Thursday, January 22, 2015

Columbia's beloved pianist(part 2)

"Freddy" Hylands
(from author's own art) 

we are again with the part 2 of the post from yesterday. So to pick up from yesterday, Hylands was still on good terms with Len Spencer and Harry W. Yeager, and he was still Columbia's busy pianist. 
1900 was, however, the year that his firm Hylands, Spencer, and Yeager folded, for only a single reason: Len Spencer couldn't fully commit himself to the business. 
Typical Len Spencer, he got himself into as many profitable things as possible, and if the venture wasn't constantly creative, he would just leave it behind altogether. 
Hylands must have gotten really pissed off at Spencer when he had had enough of him not wholly committing, as the drawing above(by the author) represents. 
He still remained Columbia's pianist, still playing behind the banjo players, singers, and even in the famed Columbia orchestra where Harry Spencer did the announcements. So on the records by the columbia orchestra where they sing or shout things, it's the band doing this---with Hylands' voice somewhere in the heap of voices.
Hylands didn't write another tune until 1904 because he was still committed to the boys at Columbia, and that was the year that he was believed to have ceased the position of house pianist. It must have been a sad good bye for the many early singers who still were prominent at Columbia. I'm sure that Hylands still was a distant friend of Spencer's after his time at Columbia, as Spencer became more prominent in the city of New York as the years went on. Spencer must have booked hims for a show here and there.
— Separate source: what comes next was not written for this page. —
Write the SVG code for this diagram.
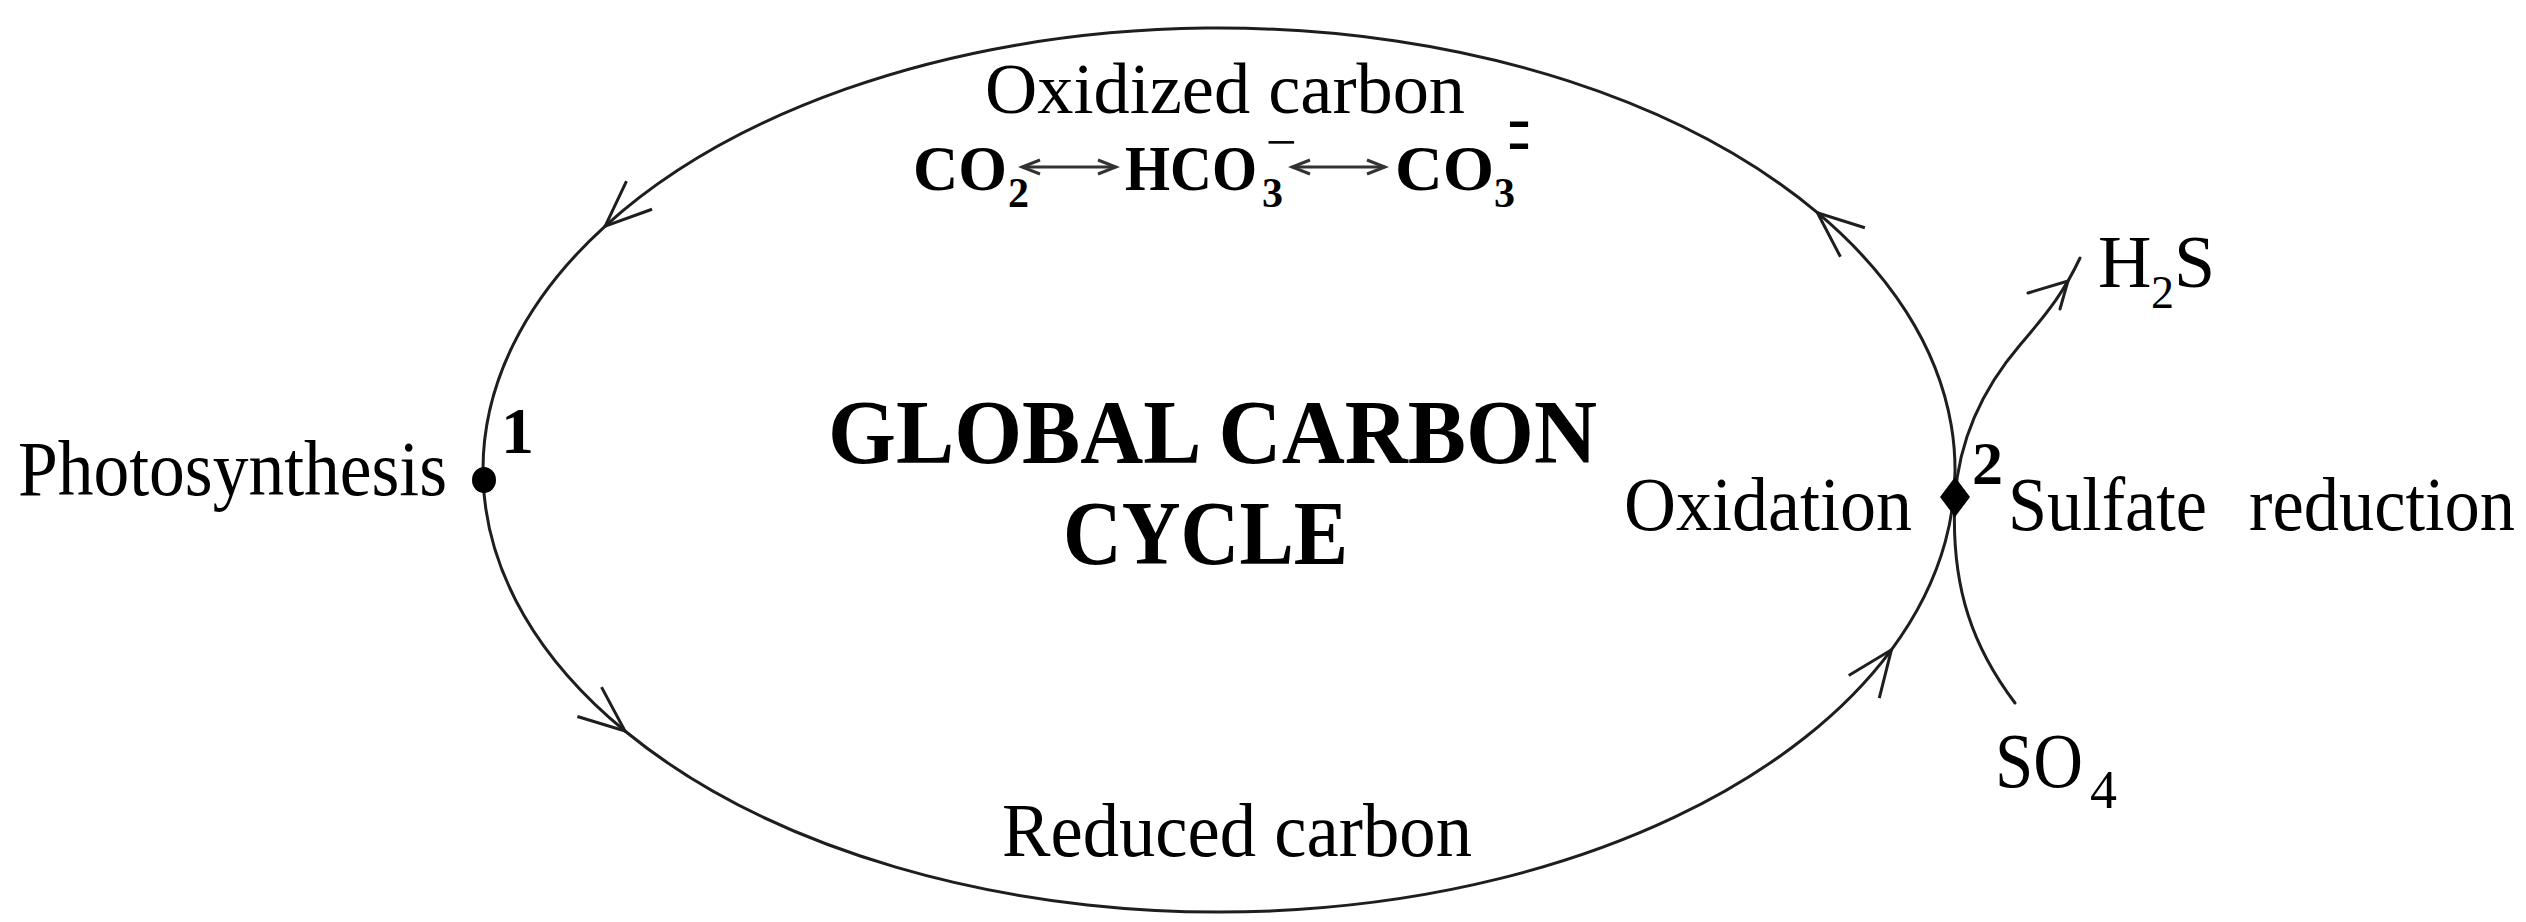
<svg xmlns="http://www.w3.org/2000/svg" width="2526" height="922" viewBox="0 0 2526 922">
<style>
  text { font-family: "Liberation Serif", "Times New Roman", serif; fill: #000; }
  .b { font-weight: bold; }
  .line { fill: none; stroke: #1e1e1e; stroke-width: 3; stroke-linecap: round; }
  .thin { fill: none; stroke: #333; stroke-width: 3; }
  .dot { fill: #000; }
</style>
<defs>
  <marker id="vhead" markerUnits="userSpaceOnUse" viewBox="-52 -26 56 52" markerWidth="56" markerHeight="52" refX="0" refY="0" orient="auto">
    <path d="M -46 -19 L 0 0 L -46 19" fill="none" stroke="#1e1e1e" stroke-width="3"/>
  </marker>
  <marker id="chev" markerUnits="userSpaceOnUse" viewBox="-24 -12 28 24" markerWidth="28" markerHeight="24" refX="0" refY="0" orient="auto-start-reverse">
    <path d="M -18 -7 L 0 0 L -18 7" fill="none" stroke="#333" stroke-width="3"/>
  </marker>
</defs>
<rect width="2526" height="922" fill="#fff"/>

<g id="connectors">
  <path class="line" d="M 1817.4,212.7 A 736 442 0 0 0 605.2,226.1" marker-end="url(#vhead)"/>
  <path class="line" d="M 605.2,226.1 A 736 442 0 0 0 625.0,731.0" marker-end="url(#vhead)"/>
  <path class="line" d="M 625.0,731.0 A 736 442 0 0 0 1891.4,649.8" marker-end="url(#vhead)"/>
  <path class="line" d="M 1891.4,649.8 A 736 442 0 0 0 1817.4,212.7" marker-end="url(#vhead)"/>
  <path class="line" d="M 2015,703 C 1975,650 1950,590 1955,497 C 1960,430 1990,380 2020,345 S 2065,290 2080,258"/>
  <polyline class="line" points="2028,293 2068,281 2060,309"/>
  <line class="thin" x1="1022" y1="167" x2="1116" y2="167" marker-start="url(#chev)" marker-end="url(#chev)"/>
  <line class="thin" x1="1292" y1="167" x2="1385" y2="167" marker-start="url(#chev)" marker-end="url(#chev)"/>
</g>

<g id="oxidized-carbon">
  <text x="985" y="113" font-size="72" textLength="480" lengthAdjust="spacingAndGlyphs">Oxidized carbon</text>
  <text class="b" font-size="64">
    <tspan x="913" y="190" textLength="94" lengthAdjust="spacingAndGlyphs">CO</tspan><tspan x="1008" y="207" font-size="42">2</tspan><tspan x="1125" y="190" textLength="132" lengthAdjust="spacingAndGlyphs">HCO</tspan><tspan x="1262" y="207" font-size="42">3</tspan><tspan x="1266" y="160" font-size="53" font-weight="normal" textLength="31" lengthAdjust="spacingAndGlyphs">−</tspan><tspan x="1395" y="190" textLength="99" lengthAdjust="spacingAndGlyphs">CO</tspan><tspan x="1494" y="207" font-size="42">3</tspan><tspan x="1508" y="172" font-size="110" font-weight="normal" textLength="22" lengthAdjust="spacingAndGlyphs">=</tspan>
  </text>
</g>

<g id="title">
  <text class="b" x="828" y="463" font-size="90" textLength="769" lengthAdjust="spacingAndGlyphs">GLOBAL CARBON</text>
  <text class="b" x="1063" y="564" font-size="90" textLength="285" lengthAdjust="spacingAndGlyphs">CYCLE</text>
</g>

<g id="photosynthesis">
  <ellipse class="dot" cx="484" cy="480" rx="12" ry="13"/>
  <text class="b" x="501" y="453" font-size="66">1</text>
  <text x="18" y="495" font-size="78" textLength="429" lengthAdjust="spacingAndGlyphs">Photosynthesis</text>
</g>

<g id="oxidation-sulfate-reduction">
  <path class="dot" d="M 1955,477 L 1970,497 L 1955,517 L 1940,497 Z"/>
  <text class="b" x="1972" y="484" font-size="62">2</text>
  <text x="1624" y="530" font-size="76" textLength="288" lengthAdjust="spacingAndGlyphs">Oxidation</text>
  <text font-size="76"><tspan x="2008" y="530" textLength="199" lengthAdjust="spacingAndGlyphs">Sulfate</tspan><tspan x="2249" y="530" textLength="266" lengthAdjust="spacingAndGlyphs">reduction</tspan></text>
</g>

<g id="h2s">
  <text font-size="74"><tspan x="2098" y="287">H</tspan><tspan x="2151" y="308" font-size="46">2</tspan><tspan x="2174" y="287">S</tspan></text>
</g>

<g id="so4">
  <text font-size="78"><tspan x="1995" y="787" textLength="88" lengthAdjust="spacingAndGlyphs">SO</tspan><tspan x="2090" y="808" font-size="54">4</tspan></text>
</g>

<g id="reduced-carbon">
  <text x="1002" y="856" font-size="77" textLength="470" lengthAdjust="spacingAndGlyphs">Reduced carbon</text>
</g>
</svg>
And he must have heard word of Hylands' death in 1913, which I'm sure he paid his dues to him. 
After his rather long venture in recording, Hylands became more of a theatre personality, and continued that inspiration that Len Spencer had most likely given him to explore all the fields and media of the entertainment business, from performance to film making. 
He was just as busy as the men he dealt with at Columbia after 1904, performing, publishing, writing musicals, and managing shows here and there. 
The recording business really inspired Hylands to expand into all the fields of entertainment that existed in that time, all thanks to this wild mix of eccentrics like Len Spencer, Dan W. Quinn, J. W. Myers, and Roger harding. 

I hope you enjoyed this!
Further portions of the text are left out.